TALLAHASSEE, Fla. (WTXL) — The former Jackson County deputy convicted of planting drugs during traffic stops was incorrectly reported to be transferred to a prison in Hawaii due to a "VINE" error.
The Florida Department of Corrections confirmed to ABC 27 that the updated information on Zach Wester's location was an error; however, they can not disclose his current location.
Inmate Zachary Wester is not in Hawaii, however his status is undisclosed for protection. We are unable to confirm any details related to him.
Any information previously disclosed on our website and through VINE was done so in error and should not be used to determine the location of this inmate.
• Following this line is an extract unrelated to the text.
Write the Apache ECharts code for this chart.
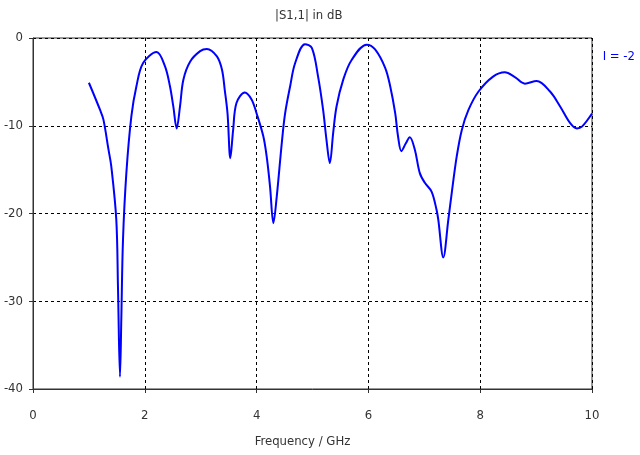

-Florida Department of Corrections
The former Jackson County deputy convicted of planting drugs during traffic stops is now a prisoner in Hawaii.
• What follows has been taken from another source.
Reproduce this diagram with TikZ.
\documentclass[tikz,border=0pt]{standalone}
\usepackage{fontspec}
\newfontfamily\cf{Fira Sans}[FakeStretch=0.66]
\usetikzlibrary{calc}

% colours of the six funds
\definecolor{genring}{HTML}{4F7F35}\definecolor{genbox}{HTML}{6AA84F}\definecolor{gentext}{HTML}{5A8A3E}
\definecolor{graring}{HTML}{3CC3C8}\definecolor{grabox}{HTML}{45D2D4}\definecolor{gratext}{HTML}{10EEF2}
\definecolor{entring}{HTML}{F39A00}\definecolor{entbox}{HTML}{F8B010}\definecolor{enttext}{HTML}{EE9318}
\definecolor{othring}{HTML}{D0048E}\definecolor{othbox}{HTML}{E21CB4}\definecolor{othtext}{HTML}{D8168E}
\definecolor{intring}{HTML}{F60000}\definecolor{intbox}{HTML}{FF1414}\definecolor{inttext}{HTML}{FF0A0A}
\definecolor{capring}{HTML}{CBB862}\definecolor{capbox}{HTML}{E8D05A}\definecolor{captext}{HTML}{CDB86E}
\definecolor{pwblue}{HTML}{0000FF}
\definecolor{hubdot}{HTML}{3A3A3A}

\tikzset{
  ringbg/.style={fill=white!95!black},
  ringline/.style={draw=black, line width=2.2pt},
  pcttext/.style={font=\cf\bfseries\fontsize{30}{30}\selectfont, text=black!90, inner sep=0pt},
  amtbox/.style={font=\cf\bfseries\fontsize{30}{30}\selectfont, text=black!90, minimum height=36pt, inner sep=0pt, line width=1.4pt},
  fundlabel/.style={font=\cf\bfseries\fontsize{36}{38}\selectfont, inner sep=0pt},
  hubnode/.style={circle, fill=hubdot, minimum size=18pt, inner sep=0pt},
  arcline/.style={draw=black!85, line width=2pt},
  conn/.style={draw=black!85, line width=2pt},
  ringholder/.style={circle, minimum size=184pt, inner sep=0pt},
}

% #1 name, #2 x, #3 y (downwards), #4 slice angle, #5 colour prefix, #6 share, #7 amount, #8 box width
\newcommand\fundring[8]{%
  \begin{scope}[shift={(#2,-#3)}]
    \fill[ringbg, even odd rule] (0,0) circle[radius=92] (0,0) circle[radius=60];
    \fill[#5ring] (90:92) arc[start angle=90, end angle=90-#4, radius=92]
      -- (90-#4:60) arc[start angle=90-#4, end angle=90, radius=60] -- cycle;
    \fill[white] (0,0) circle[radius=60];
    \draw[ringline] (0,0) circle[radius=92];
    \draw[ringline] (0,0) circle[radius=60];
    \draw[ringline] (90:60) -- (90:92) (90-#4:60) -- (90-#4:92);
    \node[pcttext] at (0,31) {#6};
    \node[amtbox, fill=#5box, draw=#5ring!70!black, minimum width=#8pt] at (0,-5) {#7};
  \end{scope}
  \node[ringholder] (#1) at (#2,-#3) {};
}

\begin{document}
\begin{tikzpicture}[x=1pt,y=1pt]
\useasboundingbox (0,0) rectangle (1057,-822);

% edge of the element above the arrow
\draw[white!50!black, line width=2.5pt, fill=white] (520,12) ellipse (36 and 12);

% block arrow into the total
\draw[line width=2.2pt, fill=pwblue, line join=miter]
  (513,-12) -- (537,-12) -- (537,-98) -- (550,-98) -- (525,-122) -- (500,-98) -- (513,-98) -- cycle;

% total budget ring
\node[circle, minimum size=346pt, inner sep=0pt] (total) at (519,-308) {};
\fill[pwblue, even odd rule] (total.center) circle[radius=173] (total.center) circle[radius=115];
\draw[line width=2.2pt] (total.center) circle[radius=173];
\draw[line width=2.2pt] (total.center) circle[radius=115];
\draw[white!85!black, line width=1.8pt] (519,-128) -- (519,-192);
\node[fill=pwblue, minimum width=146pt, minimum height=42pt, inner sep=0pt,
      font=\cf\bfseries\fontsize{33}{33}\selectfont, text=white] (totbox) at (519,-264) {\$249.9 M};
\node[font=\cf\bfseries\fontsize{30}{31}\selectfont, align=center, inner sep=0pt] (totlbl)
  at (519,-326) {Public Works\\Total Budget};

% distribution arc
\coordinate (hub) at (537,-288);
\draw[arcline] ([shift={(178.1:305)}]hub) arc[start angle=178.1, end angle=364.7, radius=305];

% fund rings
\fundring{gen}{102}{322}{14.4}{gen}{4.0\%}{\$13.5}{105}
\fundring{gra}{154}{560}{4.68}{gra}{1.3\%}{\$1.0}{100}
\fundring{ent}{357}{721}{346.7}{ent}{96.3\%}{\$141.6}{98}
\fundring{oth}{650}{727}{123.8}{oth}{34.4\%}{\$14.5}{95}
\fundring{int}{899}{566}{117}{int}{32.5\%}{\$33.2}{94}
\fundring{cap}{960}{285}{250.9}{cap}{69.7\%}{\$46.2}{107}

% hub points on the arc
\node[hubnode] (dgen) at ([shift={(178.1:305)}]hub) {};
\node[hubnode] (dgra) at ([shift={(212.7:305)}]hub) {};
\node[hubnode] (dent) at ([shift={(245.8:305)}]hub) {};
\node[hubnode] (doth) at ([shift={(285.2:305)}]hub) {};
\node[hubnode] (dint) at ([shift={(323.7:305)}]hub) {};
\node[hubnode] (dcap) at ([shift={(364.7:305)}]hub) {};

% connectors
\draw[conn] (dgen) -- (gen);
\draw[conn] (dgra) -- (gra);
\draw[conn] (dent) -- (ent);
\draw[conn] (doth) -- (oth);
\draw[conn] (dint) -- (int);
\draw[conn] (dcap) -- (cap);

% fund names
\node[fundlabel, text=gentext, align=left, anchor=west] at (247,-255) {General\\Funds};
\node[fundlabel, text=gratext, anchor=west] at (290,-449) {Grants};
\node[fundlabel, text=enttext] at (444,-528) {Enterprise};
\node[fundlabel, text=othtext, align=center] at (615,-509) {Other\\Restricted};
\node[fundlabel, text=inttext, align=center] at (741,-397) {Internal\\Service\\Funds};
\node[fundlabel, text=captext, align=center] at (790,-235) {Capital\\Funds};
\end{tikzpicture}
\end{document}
Zachary Wester was sentenced to over 12 years in prison in July after his conviction on charges of racketeering, official misconduct, fabricating evidence, perjury, false imprisonment, possession of a controlled substance and possession of drug paraphernalia.
The jury found him guilty of planting evidence during traffic stops and falsifying arrest reports. He was found not guilty on charges in nine other traffic stops.
According to the Florida Department of Corrections website, Wester’s “current facility” he’s being held in is listed as Hawaii.
Why are prisoners transferred?
According to new research in the Harvard Law Review from New York University law professor Emma Kaufman, there are 10,000 to 20,000 state prisoners living outside their state of conviction.
State inmate transfers span more than 1,200 miles on average, Kaufman found, and transfers are more likely in some states than others. As of 2019, Hawaii had transferred about 45% of its prisoners, according to Kaufman’s data. About 15% of prisoners in Vermont have been exported. New Hampshire and Wyoming have each transferred about 5% of their prisoners to other parts of the country.
As to why individual prisoners are transferred, Kaufman says authorities might have reasonable explanations for transferring inmates. For example, they may be moved to facilities that can better meet their health needs or prison officials might use transfers as retribution against powerful prisoners or those capable of organizing protests.
Today, the practice of trading prisoners across state lines has been upheld by courts as legal and is increasingly common, but it is concentrated in certain states. It’s not unconstitutional for someone convicted of a crime in Massachusetts, say burglary, to end up serving his time in Arizona or Alaska.
Kaufman also said states that generally oppose new prison construction have some of the highest rates of prisoner transfer.
Perhaps most importantly, Kaufman reiterates that some prison transfers are for good reasons.
It’s important to note that there are some circumstances in which transfers are good... let’s imagine a particularly vulnerable prisoner, like a former police officer who is well known and cannot be kept safe. Or a person who has acute health care needs and goes to a prison in a neighboring state that has the capacity to treat those needs. If you were from Massachusetts and traveled to Florida and committed a crime there, you might want to serve your time in Massachusetts. There are lots of these sorts of transfers where I think even people concerned about prison conditions would be hard pressed to say, 'This is problematic.' So I think we need to sort out when transfers are a good idea.
Interestingly, in Hawaii, nearly half of all prisoners are transferred out of state.